WORK TO BE COMPLETED ::
Please retype the records below exactly, from the first line through the line containing "import numpy as np", and leave out any pictures.

[start]

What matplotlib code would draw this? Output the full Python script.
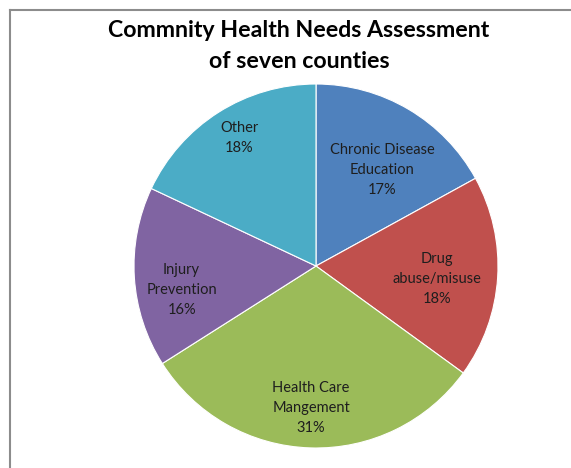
import matplotlib.pyplot as plt
import numpy as np

# data
labels = ['Chronic Disease\nEducation', 'Drug\nabuse/misuse', 'Health Care\nMangement',
          'Injury\nPrevention', 'Other']
shares = [17, 18, 31, 16, 18]
colors = ['#4F81BD', '#C0504D', '#9BBB59', '#8064A2', '#4BACC6']

# label placement (radius as fraction of pie radius, angle in degrees)
label_r = [0.64, 0.67, 0.78, 0.75, 0.82]
label_ang = [55.5, -6, -92, 190, 121]

plt.rcParams['font.family'] = ['Lato', 'DejaVu Sans']

fig = plt.figure(figsize=(5.71, 4.68), dpi=100)

# frame around chart area (cropped on right/bottom)
fig.add_artist(plt.Line2D([10/571, 10/571], [0, 1 - 10/468], color='#8c8c8c', lw=1.5,
                          transform=fig.transFigure))
fig.add_artist(plt.Line2D([10/571, 1], [1 - 10/468, 1 - 10/468], color='#8c8c8c', lw=1.5,
                          transform=fig.transFigure))

cx, cy, r = 316, 266, 182
ax = fig.add_axes([(cx - r) / 571, (468 - cy - r) / 468, 2 * r / 571, 2 * r / 468])
ax.pie(shares, colors=colors, startangle=90, counterclock=False,
       wedgeprops={'edgecolor': 'white', 'linewidth': 0.8})
ax.set_xlim(-1, 1)
ax.set_ylim(-1, 1)
ax.set_aspect('equal')
ax.axis('off')

for lab, s, rr, a in zip(labels, shares, label_r, label_ang):
    t = np.deg2rad(a)
    ax.text(rr * np.cos(t), rr * np.sin(t), f'{lab}\n{s}%', ha='center', va='center',
            fontsize=10.5, color='#1e1e1e', linespacing=1.55)

fig.text(299/571, 1 - 46/468, 'Commnity Health Needs Assessment\nof seven counties',
         ha='center', va='center', fontsize=16.7, fontweight='bold', linespacing=1.55)

fig.savefig('out.png', dpi=100)
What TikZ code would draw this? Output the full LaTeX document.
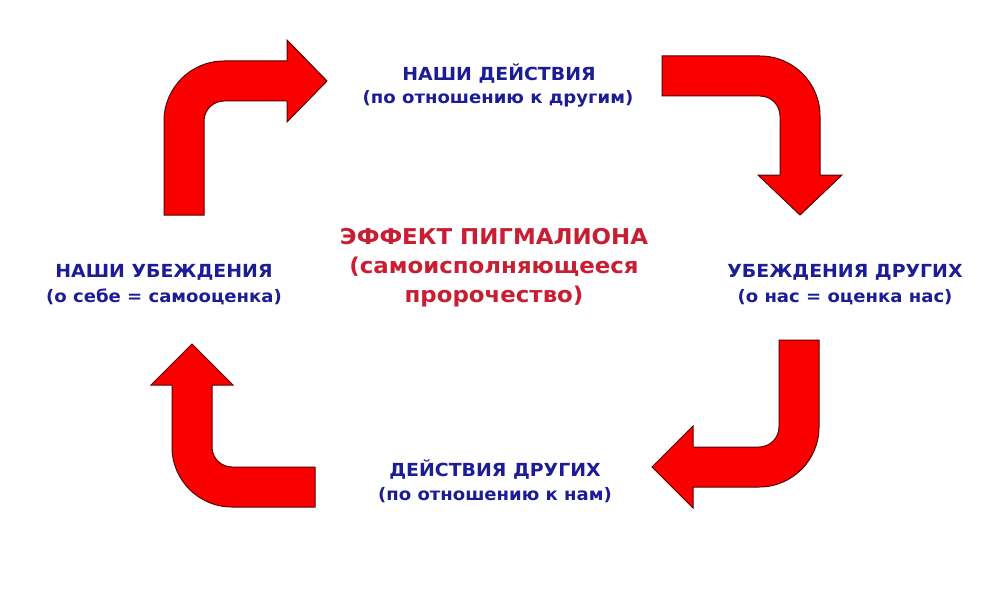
\documentclass[tikz,border=0pt]{standalone}
\usepackage{fontspec}
\newfontfamily\lab{DejaVu Sans Bold}[FakeStretch=1.05]
\definecolor{labblue}{RGB}{28,28,150}
\definecolor{labred}{RGB}{200,30,50}
\definecolor{arrred}{RGB}{250,0,0}
\definecolor{arredge}{RGB}{90,0,0}
\begin{document}
\begin{tikzpicture}[x=1pt,y=-1pt,
  bigarrow/.style={fill=arrred,draw=arredge,line width=1pt,line join=miter},
  lbl/.style={text=labblue,font=\lab\fontsize{18}{22}\selectfont,inner sep=0pt,anchor=center},
  sub/.style={text=labblue,font=\lab\fontsize{17.2}{21}\selectfont,inner sep=0pt,anchor=center},
  ctr/.style={text=labred,font=\lab\fontsize{21.8}{26}\selectfont,inner sep=0pt,anchor=center}]
\useasboundingbox[fill=white] (0,0) rectangle (1000,591);
% top-left arrow
\path[bigarrow] (164,215) -- (164,121) arc[start angle=180,end angle=270,radius=60]
  -- (287,61) -- (287,40) -- (327,81) -- (287,122) -- (287,101) -- (224,101)
  arc[start angle=270,end angle=180,radius=20] -- (204,215) -- cycle;
% top-right arrow
\path[bigarrow] (662,56) -- (760,56) arc[start angle=270,end angle=360,radius=60]
  -- (820,175) -- (842,175) -- (800,215) -- (758,175) -- (780,175) -- (780,116)
  arc[start angle=0,end angle=-90,radius=20] -- (662,96) -- cycle;
% bottom-right arrow
\path[bigarrow] (779,340) -- (779,427) arc[start angle=0,end angle=90,radius=20]
  -- (693,447) -- (693,426) -- (652,467) -- (693,508) -- (693,487) -- (759,487)
  arc[start angle=90,end angle=0,radius=60] -- (819,340) -- cycle;
% bottom-left arrow
\path[bigarrow] (315,467) -- (232,467) arc[start angle=90,end angle=180,radius=20]
  -- (212,385) -- (233,385) -- (192,344) -- (151,385) -- (172,385) -- (172,447)
  arc[start angle=180,end angle=90,radius=60] -- (315,507) -- cycle;
% labels
\node[lbl] (top) at (499,74) {НАШИ ДЕЙСТВИЯ};
\node[sub] (tops) at (498,99) {(по отношению к другим)};
\node[ctr] (c1) at (494,237) {ЭФФЕКТ ПИГМАЛИОНА};
\node[ctr] (c2) at (494,267) {(самоисполняющееся};
\node[ctr] (c3) at (494,296) {пророчество)};
\node[lbl] (left) at (164,272) {НАШИ УБЕЖДЕНИЯ};
\node[sub] (lefts) at (164,297) {(о себе = самооценка)};
\node[lbl] (right) at (845,272) {УБЕЖДЕНИЯ ДРУГИХ};
\node[sub] (rights) at (845,297) {(о нас = оценка нас)};
\node[lbl] (bot) at (495,470) {ДЕЙСТВИЯ ДРУГИХ};
\node[sub] (bots) at (495,495) {(по отношению к нам)};
\end{tikzpicture}
\end{document}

[end]

ANSWER TO THIS EXERCISE ::
What matplotlib code would draw this? Output the full Python script.
import matplotlib.pyplot as plt
import numpy as np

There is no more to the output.